There are a number of scenes like those and they are the best parts of the movie. Where it starts getting bogged down is when it tries to make it's point. The message seems to be how destructive the media can be, and also how the alluring concept of fame has somewhat altered the motives of the American public - instead of receiving the "trophy of recognition" for some form of accomplishment, the movie argues that more and more people would rather simply "buy" or "steal" the recognition. I'm sure there's an element of truth to that, but I think that message has been brought to the fore already. They're not breaking new ground here.

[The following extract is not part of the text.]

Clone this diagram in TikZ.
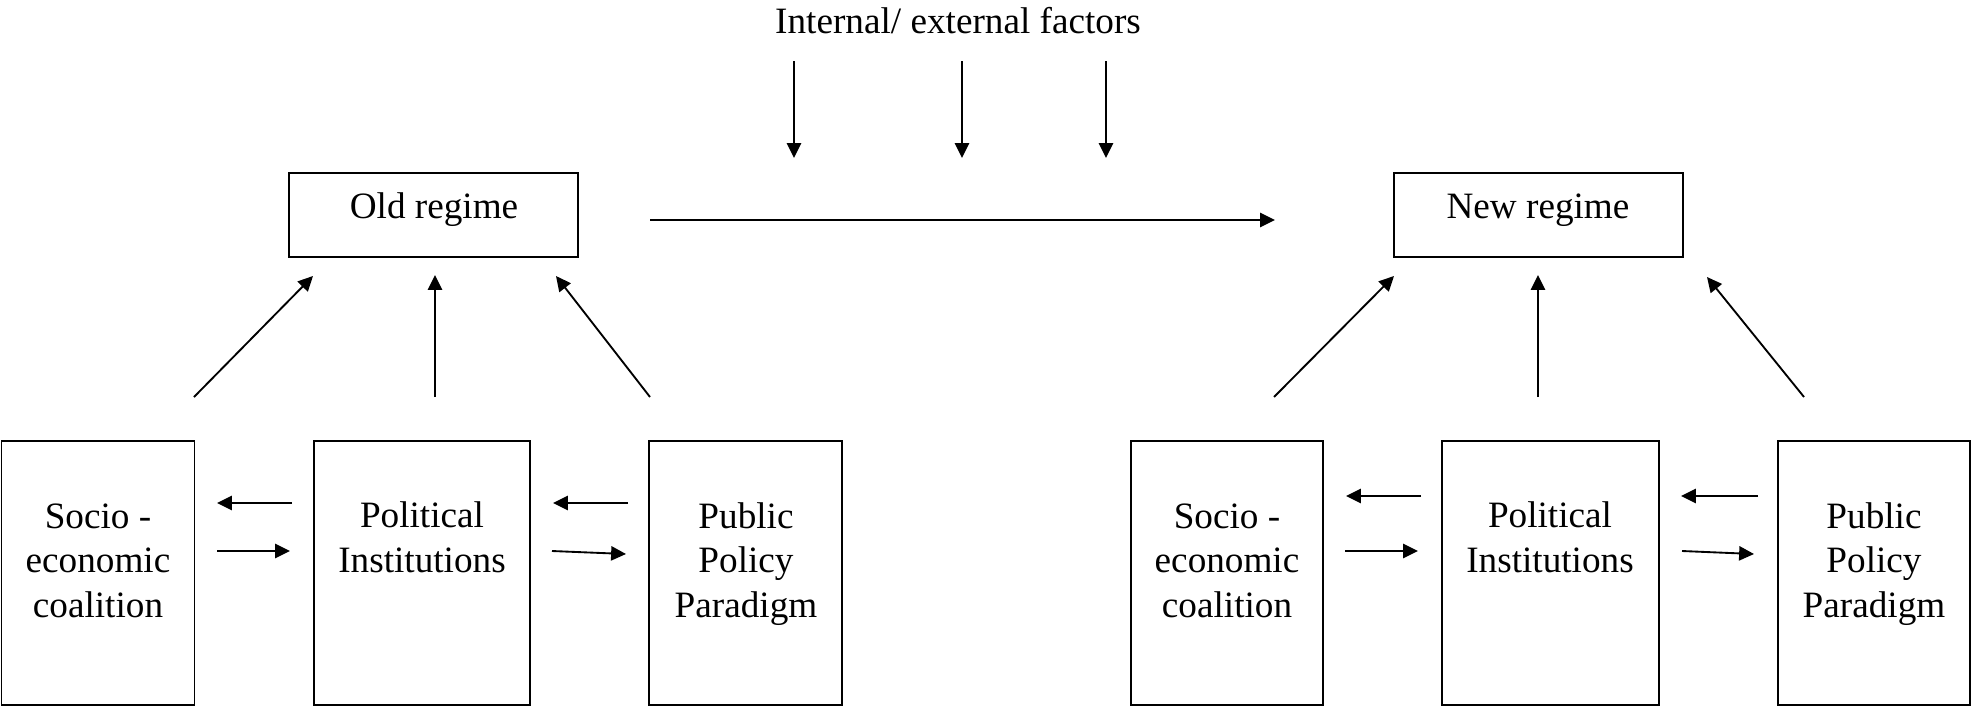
\documentclass[tikz,border=0pt]{standalone}
\usepackage{fontspec}
\setmainfont{Liberation Serif}
\usetikzlibrary{arrows.meta}
\begin{document}
\begin{tikzpicture}[x=0.32258pt,y=-0.32258pt,
  box/.style={draw,line width=0.6pt,inner sep=0pt},
  lbl/.style={anchor=base,align=center,inner sep=0pt,
    font=\fontsize{12}{14.3}\selectfont},
  arr/.style={line width=0.6pt,-{Triangle[length=4.8pt,width=4.6pt]}}]
\useasboundingbox (0,0) rectangle (1971,708);

% heading
\node[lbl] (factors) at (958,33) {Internal/ external factors};

% regime boxes
\node[box,minimum width=289*0.32258pt,minimum height=84*0.32258pt] (old) at (433.5,215) {};
\node[box,minimum width=289*0.32258pt,minimum height=84*0.32258pt] (new) at (1538.5,215) {};
\node[lbl] (oldt) at (434,218) {Old regime};
\node[lbl] (newt) at (1538,218) {New regime};

% lower boxes, old regime side
\node[box,minimum width=193*0.32258pt,minimum height=264*0.32258pt] (soc1) at (98,573) {};
\node[box,minimum width=216*0.32258pt,minimum height=264*0.32258pt] (pol1) at (422,573) {};
\node[box,minimum width=193*0.32258pt,minimum height=264*0.32258pt] (pub1) at (745.5,573) {};
% lower boxes, new regime side
\node[box,minimum width=192*0.32258pt,minimum height=264*0.32258pt] (soc2) at (1227,573) {};
\node[box,minimum width=217*0.32258pt,minimum height=264*0.32258pt] (pol2) at (1550.5,573) {};
\node[box,minimum width=192*0.32258pt,minimum height=264*0.32258pt] (pub2) at (1874,573) {};

% box texts, placed by the baseline of their last line
\node[lbl] (soc1t) at (98,617) {Socio -\\economic\\coalition};
\node[lbl] (pol1t) at (422,572) {Political\\Institutions};
\node[lbl] (pub1t) at (746,617) {Public\\Policy\\Paradigm};
\node[lbl] (soc2t) at (1227,617) {Socio -\\economic\\coalition};
\node[lbl] (pol2t) at (1550,572) {Political\\Institutions};
\node[lbl] (pub2t) at (1874,617) {Public\\Policy\\Paradigm};

% arrow end points
\coordinate (f1a) at (794,61);  \coordinate (f1b) at (794,158);
\coordinate (f2a) at (962,61);  \coordinate (f2b) at (962,158);
\coordinate (f3a) at (1106,61); \coordinate (f3b) at (1106,158);
\coordinate (ta) at (650,220);  \coordinate (tb) at (1275,220);

\coordinate (u1a) at (194,397); \coordinate (u1b) at (313,276);
\coordinate (u2a) at (435,397); \coordinate (u2b) at (435,275);
\coordinate (u3a) at (650,397); \coordinate (u3b) at (556,276);
\coordinate (v1a) at (1274,397); \coordinate (v1b) at (1394,276);
\coordinate (v2a) at (1538,397); \coordinate (v2b) at (1538,275);
\coordinate (v3a) at (1804,397); \coordinate (v3b) at (1707,277);

\coordinate (h1a) at (292,503); \coordinate (h1b) at (217,503);
\coordinate (h2a) at (217,551); \coordinate (h2b) at (290,551);
\coordinate (h3a) at (628,503); \coordinate (h3b) at (553,503);
\coordinate (h4a) at (552,551); \coordinate (h4b) at (626,554);
\coordinate (k1a) at (1421,496); \coordinate (k1b) at (1346,496);
\coordinate (k2a) at (1345,551); \coordinate (k2b) at (1418,551);
\coordinate (k3a) at (1758,496); \coordinate (k3b) at (1681,496);
\coordinate (k4a) at (1682,551); \coordinate (k4b) at (1754,554);

% external pressures and transition
\draw[arr] (f1a) -- (f1b);
\draw[arr] (f2a) -- (f2b);
\draw[arr] (f3a) -- (f3b);
\draw[arr] (ta) -- (tb);

% pillars supporting each regime
\draw[arr] (u1a) -- (u1b);
\draw[arr] (u2a) -- (u2b);
\draw[arr] (u3a) -- (u3b);
\draw[arr] (v1a) -- (v1b);
\draw[arr] (v2a) -- (v2b);
\draw[arr] (v3a) -- (v3b);

% mutual influences between pillars
\draw[arr] (h1a) -- (h1b);
\draw[arr] (h2a) -- (h2b);
\draw[arr] (h3a) -- (h3b);
\draw[arr] (h4a) -- (h4b);
\draw[arr] (k1a) -- (k1b);
\draw[arr] (k2a) -- (k2b);
\draw[arr] (k3a) -- (k3b);
\draw[arr] (k4a) -- (k4b);
\end{tikzpicture}
\end{document}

There have been numerous comparisons between "Ed tv" and last year's "The Truman Show". Despite the "ordinary guy on television" parallels, the movies are rather different. "The Truman Show" was more about one man's journey of discovery, instead of a message film on the addictive power of the media; it touched on those issues, but it was Carrey's journey to find a better life for himself that ultimately drove that story forward. In my opinion, a more apt comparison to this film would be "To Die For", Gus Van Sant's deliciously dark comedy about a dimwitted news reporter wannabe (Nicole Kidman) trying to make a name for herself in a tiny New England town. Both films are funny, but what gave that movie it's edge was that it was told through the intellectually-skewed eyes of the Kidman character. We were able to see how the infectious influence of the media took it's toll on this not-too-bright woman. "Ed tv" isn't told from any one character's particular point of view. The story may seem to be told from Ed's perspective, but it's really not. It is about it's gimmick, rather than the characters involved in it.

Still, the humorous elements of the film (and there are many) make me recommend it, albeit by a somewhat narrow margin. Director Ron Howard knows his way around a comedy and handles those scenes with a deft touch. (The morning of the show's first broadcast is an exercise in hilarity.) The message may not be anything new, but the movie is certainly tuned in to it's laughs.